Al contrario, per molti, l'attività sui social media sembra essere riferita ad una sfera meno privata e quindi più adatta alla condivisione con i colleghi, ma non con il proprio capo. Ciò avviene probabilmente perché i lavoratori temono di ledere l'immagine pubblica dell'azienda, o che quest'ultima, in caso di rilevamento della produttività dello staff, possa monitorare i social network dei dipendenti e utilizzare i dati trovati al loro interno per valutare eventuali avanzamenti di carriera. Politiche di questo tipo hanno indotto una persona su due (il 59% a livello globale, il 57,5% per il campione italiano) a non voler rivelare la propria attività sui social media al proprio capo e addirittura il 54% a non condividere le proprie informazioni con i colleghi; per gli italiani il dato è molto simile (55%). 
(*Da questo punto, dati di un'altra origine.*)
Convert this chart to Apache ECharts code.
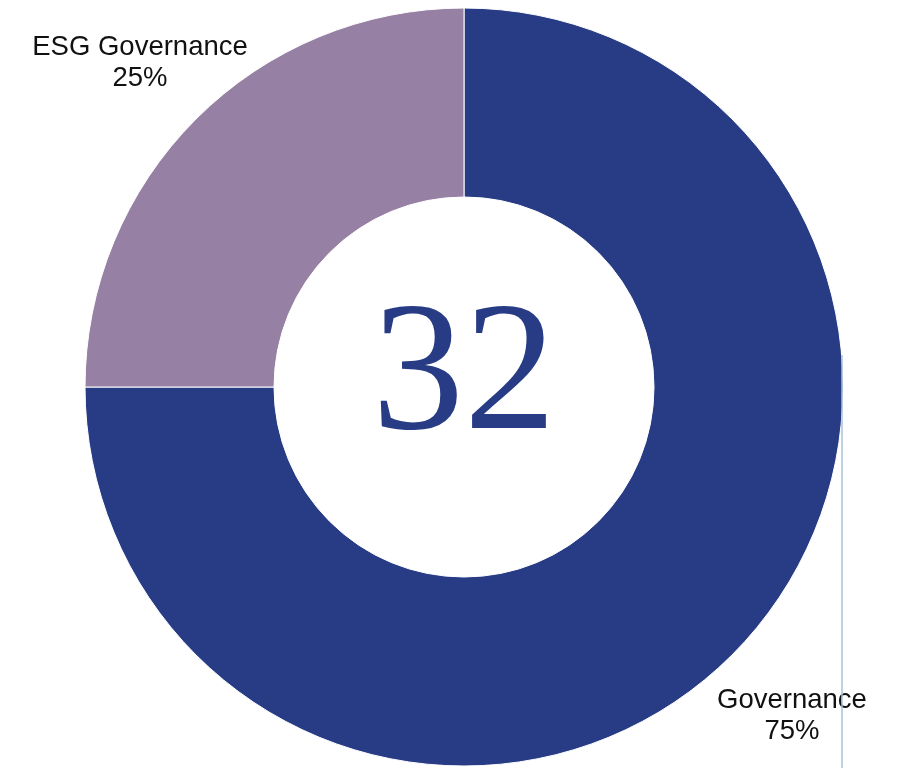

Un ulteriore 34% non vuole mostrare il contenuto dei propri messaggi e email al proprio datore di lavoro. Il lavoratore italiano medio è ancora più attento a questo aspetto: il dato raggiunge il 43%! Inoltre, il 5% del campione consultato a livello globale (3,4% per quello italiano) ha affermato che la propria carriera è stata irrevocabilmente danneggiata dopo che le sue informazioni personali sono trapelate. Per questo motivo le persone si preoccupano di costruire una reputazione interna all'azienda che sia positiva e di non danneggiare le relazioni esistenti nel luogo di lavoro. 
"Dato che al giorno d'oggi essere online è una parte fondamentale della nostra vita, è difficile fissare un limite tra vita digitale al lavoro e a casa. Ciò non è né un bene, né un male. Bisogna semplicemente ricordare che, in quanto lavoratori, si deve stare sempre più attenti a ciò che si pubblica sui canali social e a quali siti web si usano al lavoro. Un'azione sbagliata su Internet può avere un impatto irreversibile e a lungo termine anche su un eventuale avanzamento di carriera", ha commentato Morten Lehn, General Manager Italy di Kaspersky Lab.